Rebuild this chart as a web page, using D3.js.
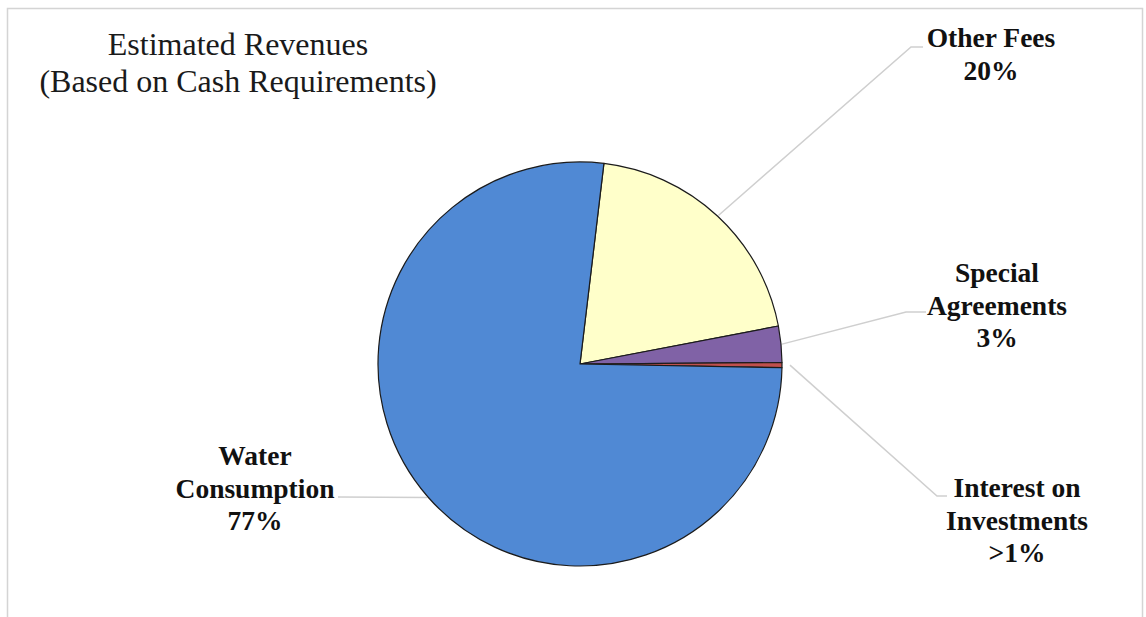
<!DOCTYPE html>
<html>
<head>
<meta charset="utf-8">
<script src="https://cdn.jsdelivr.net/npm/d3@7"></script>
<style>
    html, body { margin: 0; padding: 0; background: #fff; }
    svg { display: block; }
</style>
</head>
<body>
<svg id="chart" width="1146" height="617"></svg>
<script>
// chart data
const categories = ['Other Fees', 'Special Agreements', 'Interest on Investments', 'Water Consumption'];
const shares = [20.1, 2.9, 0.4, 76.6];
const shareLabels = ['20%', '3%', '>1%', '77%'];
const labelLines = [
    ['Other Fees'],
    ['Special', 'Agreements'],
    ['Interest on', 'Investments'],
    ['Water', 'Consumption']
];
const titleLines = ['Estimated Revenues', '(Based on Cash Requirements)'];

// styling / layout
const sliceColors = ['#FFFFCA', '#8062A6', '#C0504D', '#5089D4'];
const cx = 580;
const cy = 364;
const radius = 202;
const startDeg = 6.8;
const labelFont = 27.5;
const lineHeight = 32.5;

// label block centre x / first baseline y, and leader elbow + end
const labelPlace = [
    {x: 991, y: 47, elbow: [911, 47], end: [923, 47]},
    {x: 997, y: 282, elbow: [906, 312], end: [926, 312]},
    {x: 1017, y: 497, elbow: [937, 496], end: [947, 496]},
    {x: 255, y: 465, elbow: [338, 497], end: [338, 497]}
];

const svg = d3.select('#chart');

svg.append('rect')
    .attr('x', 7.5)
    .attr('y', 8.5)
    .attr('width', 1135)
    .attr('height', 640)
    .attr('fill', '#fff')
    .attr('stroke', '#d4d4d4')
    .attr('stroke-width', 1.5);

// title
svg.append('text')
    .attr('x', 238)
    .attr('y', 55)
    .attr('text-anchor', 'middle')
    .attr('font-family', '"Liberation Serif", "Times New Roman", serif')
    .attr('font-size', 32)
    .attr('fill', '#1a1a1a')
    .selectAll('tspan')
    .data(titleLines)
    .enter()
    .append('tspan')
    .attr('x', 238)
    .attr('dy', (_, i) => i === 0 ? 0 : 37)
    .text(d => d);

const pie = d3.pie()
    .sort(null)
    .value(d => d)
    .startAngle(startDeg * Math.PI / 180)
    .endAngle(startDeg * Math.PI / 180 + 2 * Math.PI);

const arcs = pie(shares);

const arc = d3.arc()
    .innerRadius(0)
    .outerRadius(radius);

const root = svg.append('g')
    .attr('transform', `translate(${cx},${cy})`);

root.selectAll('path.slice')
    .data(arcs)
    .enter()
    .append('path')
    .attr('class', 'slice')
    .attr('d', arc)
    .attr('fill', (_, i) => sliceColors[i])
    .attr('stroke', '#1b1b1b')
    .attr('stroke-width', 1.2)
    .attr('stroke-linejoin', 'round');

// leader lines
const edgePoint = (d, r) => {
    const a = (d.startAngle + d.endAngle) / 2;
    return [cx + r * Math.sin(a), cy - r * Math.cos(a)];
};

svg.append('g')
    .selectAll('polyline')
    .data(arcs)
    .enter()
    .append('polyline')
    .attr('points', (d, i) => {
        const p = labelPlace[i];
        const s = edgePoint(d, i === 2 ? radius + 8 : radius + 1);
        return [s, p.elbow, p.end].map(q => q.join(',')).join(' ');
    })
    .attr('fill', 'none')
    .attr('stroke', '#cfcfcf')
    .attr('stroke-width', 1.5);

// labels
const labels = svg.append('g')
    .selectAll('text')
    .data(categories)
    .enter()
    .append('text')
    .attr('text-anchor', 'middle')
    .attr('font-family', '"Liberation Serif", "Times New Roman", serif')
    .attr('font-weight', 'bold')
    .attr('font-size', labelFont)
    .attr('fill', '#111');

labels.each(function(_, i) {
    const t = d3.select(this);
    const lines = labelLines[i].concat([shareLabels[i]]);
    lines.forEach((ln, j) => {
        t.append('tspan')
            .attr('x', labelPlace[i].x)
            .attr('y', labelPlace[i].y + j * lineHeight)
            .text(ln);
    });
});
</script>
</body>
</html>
-- -- --
• Do this: Look at the listing and set down only the lines from its start through the line with "const svg = d3.select('#chart');", word for word and without pictures.

• Exercise answer:
Rebuild this chart as a web page, using D3.js.
<!DOCTYPE html>
<html>
<head>
<meta charset="utf-8">
<script src="https://cdn.jsdelivr.net/npm/d3@7"></script>
<style>
    html, body { margin: 0; padding: 0; background: #fff; }
    svg { display: block; }
</style>
</head>
<body>
<svg id="chart" width="1146" height="617"></svg>
<script>
// chart data
const categories = ['Other Fees', 'Special Agreements', 'Interest on Investments', 'Water Consumption'];
const shares = [20.1, 2.9, 0.4, 76.6];
const shareLabels = ['20%', '3%', '>1%', '77%'];
const labelLines = [
    ['Other Fees'],
    ['Special', 'Agreements'],
    ['Interest on', 'Investments'],
    ['Water', 'Consumption']
];
const titleLines = ['Estimated Revenues', '(Based on Cash Requirements)'];

// styling / layout
const sliceColors = ['#FFFFCA', '#8062A6', '#C0504D', '#5089D4'];
const cx = 580;
const cy = 364;
const radius = 202;
const startDeg = 6.8;
const labelFont = 27.5;
const lineHeight = 32.5;

// label block centre x / first baseline y, and leader elbow + end
const labelPlace = [
    {x: 991, y: 47, elbow: [911, 47], end: [923, 47]},
    {x: 997, y: 282, elbow: [906, 312], end: [926, 312]},
    {x: 1017, y: 497, elbow: [937, 496], end: [947, 496]},
    {x: 255, y: 465, elbow: [338, 497], end: [338, 497]}
];

const svg = d3.select('#chart');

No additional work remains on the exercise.